D’après le rapport de la Ciivise, 160.000 enfants sont victimes d’agressions sexuelles chaque année. Par ailleurs, un enfant meurt tous les cinq jours dans son environnement familial sous l’effet de ces violences sexuelles.

La commission alerte également sur la grande vulnérabilité des jeunes en situation de handicap. Ces derniers ont un risque 2,9 fois plus élevé d’être agressé. Ceux qui souffrent d’une déficience intellectuelle y sont, quant à eux, 4,6 fois plus exposés.

70 % des plaintes classées sans suite

Selon Anne Clerc, Déléguée générale de l’association Face à l’inceste, « 70 % des plaintes déposées pour des violences sexuelles infligées aux enfants font l’objet d’un classement sans suite par le procureur de la République à l’issue de l’enquête ». Le plus souvent au motif que l’infraction est « insuffisamment caractérisée », ajoute-t-elle.

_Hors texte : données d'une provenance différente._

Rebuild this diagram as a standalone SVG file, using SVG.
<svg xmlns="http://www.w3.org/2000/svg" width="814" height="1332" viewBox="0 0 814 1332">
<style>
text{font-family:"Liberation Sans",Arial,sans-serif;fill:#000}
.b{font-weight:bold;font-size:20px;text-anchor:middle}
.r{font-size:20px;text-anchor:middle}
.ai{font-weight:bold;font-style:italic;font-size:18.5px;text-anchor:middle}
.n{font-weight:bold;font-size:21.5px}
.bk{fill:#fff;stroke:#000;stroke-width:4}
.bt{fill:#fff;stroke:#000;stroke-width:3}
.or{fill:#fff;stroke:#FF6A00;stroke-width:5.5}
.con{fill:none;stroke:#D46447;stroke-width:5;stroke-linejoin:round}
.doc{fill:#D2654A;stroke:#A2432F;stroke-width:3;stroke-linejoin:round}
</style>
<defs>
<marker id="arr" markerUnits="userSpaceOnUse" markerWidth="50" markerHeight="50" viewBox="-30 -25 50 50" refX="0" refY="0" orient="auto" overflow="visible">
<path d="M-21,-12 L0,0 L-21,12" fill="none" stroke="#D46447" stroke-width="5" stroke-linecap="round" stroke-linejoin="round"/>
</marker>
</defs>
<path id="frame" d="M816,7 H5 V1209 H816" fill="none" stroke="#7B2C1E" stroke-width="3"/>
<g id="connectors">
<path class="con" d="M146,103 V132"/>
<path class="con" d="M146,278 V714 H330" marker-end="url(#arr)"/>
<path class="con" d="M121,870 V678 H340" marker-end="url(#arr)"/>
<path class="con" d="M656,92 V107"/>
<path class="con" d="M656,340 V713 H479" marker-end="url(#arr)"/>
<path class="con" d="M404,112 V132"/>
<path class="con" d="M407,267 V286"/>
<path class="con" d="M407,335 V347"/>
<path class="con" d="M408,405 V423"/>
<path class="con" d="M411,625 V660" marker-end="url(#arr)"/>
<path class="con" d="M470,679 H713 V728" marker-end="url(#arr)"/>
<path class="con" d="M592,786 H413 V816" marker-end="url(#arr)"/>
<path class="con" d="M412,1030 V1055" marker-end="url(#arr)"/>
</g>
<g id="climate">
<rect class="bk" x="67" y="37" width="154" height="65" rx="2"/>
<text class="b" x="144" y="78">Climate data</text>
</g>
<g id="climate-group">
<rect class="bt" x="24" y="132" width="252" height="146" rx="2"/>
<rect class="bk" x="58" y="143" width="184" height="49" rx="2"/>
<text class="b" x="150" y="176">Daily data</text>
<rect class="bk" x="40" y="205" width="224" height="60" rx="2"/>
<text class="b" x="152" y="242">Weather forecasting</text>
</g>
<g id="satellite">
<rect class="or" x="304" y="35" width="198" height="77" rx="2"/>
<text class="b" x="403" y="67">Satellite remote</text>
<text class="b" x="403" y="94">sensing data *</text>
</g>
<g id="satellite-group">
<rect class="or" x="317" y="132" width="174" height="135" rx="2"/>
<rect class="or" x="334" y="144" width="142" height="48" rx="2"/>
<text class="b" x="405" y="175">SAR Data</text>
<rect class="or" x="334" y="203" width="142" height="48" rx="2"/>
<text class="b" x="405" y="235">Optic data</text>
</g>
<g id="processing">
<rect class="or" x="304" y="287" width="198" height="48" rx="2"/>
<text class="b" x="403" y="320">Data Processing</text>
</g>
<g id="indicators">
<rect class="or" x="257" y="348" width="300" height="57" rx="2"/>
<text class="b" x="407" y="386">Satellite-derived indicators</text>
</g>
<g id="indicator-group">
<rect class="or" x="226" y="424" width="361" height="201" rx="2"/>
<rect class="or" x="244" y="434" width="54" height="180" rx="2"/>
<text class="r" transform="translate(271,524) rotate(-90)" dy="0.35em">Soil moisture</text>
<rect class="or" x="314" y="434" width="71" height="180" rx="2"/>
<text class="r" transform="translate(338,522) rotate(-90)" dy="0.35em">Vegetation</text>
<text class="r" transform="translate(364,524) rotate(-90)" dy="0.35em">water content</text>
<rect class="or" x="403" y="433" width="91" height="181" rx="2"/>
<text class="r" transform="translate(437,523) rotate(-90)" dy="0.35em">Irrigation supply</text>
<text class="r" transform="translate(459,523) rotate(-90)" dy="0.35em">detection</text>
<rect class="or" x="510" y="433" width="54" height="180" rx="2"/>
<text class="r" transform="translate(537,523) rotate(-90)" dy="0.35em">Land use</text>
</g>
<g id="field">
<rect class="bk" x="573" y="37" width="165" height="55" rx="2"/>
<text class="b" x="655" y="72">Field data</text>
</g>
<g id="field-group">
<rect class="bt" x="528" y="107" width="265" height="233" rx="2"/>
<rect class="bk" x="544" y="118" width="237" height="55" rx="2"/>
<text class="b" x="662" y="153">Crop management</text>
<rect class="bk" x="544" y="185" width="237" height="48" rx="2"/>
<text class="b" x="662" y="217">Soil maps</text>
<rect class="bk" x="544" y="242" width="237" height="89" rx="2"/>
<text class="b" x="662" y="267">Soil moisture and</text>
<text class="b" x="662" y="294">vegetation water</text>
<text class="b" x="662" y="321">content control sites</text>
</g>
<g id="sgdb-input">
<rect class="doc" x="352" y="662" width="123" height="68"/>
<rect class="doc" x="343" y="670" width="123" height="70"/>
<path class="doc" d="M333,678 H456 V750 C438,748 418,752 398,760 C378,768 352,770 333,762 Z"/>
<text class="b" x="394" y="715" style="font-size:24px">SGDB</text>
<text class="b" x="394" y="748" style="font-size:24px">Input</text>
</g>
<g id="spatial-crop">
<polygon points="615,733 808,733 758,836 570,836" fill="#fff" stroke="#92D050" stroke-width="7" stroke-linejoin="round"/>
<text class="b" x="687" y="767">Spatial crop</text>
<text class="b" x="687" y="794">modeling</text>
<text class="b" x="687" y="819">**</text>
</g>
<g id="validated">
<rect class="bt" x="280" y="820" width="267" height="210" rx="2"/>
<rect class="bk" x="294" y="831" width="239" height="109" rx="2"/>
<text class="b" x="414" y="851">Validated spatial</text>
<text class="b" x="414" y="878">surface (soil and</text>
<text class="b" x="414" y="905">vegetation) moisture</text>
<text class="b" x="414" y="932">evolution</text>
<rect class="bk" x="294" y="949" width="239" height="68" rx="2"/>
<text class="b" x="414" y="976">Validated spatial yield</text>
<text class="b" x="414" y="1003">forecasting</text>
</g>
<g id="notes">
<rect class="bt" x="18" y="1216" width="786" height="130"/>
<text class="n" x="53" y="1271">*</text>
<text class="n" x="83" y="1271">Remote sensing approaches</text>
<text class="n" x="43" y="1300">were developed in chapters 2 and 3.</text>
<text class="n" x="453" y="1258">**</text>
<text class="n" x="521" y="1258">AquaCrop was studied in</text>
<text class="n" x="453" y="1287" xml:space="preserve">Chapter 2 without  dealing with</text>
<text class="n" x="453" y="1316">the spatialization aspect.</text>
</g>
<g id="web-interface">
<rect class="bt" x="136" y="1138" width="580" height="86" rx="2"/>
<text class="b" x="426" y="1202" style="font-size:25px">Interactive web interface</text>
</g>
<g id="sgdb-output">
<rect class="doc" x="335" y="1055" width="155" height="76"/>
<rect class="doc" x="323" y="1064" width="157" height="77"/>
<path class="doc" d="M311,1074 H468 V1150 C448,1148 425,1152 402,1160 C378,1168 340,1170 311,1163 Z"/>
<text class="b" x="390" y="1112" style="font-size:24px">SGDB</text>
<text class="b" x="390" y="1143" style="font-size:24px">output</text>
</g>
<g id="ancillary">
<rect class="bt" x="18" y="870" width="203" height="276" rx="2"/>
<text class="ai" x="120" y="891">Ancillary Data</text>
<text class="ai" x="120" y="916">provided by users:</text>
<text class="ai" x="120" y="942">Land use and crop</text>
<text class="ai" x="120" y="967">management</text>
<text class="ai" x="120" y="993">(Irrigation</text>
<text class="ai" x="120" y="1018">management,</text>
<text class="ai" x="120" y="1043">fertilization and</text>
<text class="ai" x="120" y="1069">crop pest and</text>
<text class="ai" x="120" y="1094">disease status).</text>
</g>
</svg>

Par ailleurs, la voix des victimes est très souvent inaudible par leur famille, alerte l’activiste : « Dans 9 cas sur 10, lorsqu’un enfant révèle l’inceste, la famille prend parti pour l’agresseur et rejette la victime au profit de la cohésion familiale. »

Pour améliorer le traitement judiciaire de ces affaires, la Ciivise appelle à ce que les auditions d’enfants soient menées dans la bienveillance, par un membre des forces de l’ordre « spécialement formé et habilité » avec un stage réalisé avant toute affectation sur un poste lié à ce type d’agression sexuelle.

Le #MeTooInceste a récolté 80.000 messages en deux jours

Lancé le samedi 16 janvier 2021 sur Twitter, le hashtag #MeTooInceste a récolté plus de 80.000 témoignages en moins de deux jours. Dans le sillage de l’affaire Olivier Duhamel, il a été initié par des membres du collectif féministe #NousToutes.

Des milliers d’internautes, en majorité des femmes, ont raconté leur agression sexuelle, parfois en nommant un oncle, un père, un cousin ou un beau-père. Les victimes relatent non seulement les faits, mais aussi l’injonction au silence et l’isolement subi au sein même de leur famille.

L’inceste coûte 10 milliards d’euros par an

Selon un avis de la Ciivise, publié le 12 juin dernier, le coût des violences sexuelles sur les mineurs est d’environ 10 milliards d’euros par an. Sur l’ensemble de ce montant, trois milliards sont des dépenses engagées en réponse immédiate et ponctuelle aux victimes : accompagnement, services de police, de gendarmerie et de justice, prise en charge médicale immédiate.

Mais le plus gros poste de dépense est lié aux conséquences à long terme sur la santé des victimes. La Commission estime à 6,7 milliards chaque année la somme des dépenses induites par le psychotraumatisme et les richesses non créées, dont notamment 2 milliards pour les troubles mentaux, 1 milliard pour les consultations médicales, 2,6 milliards d’euros de dommages liés à des conduites à risque.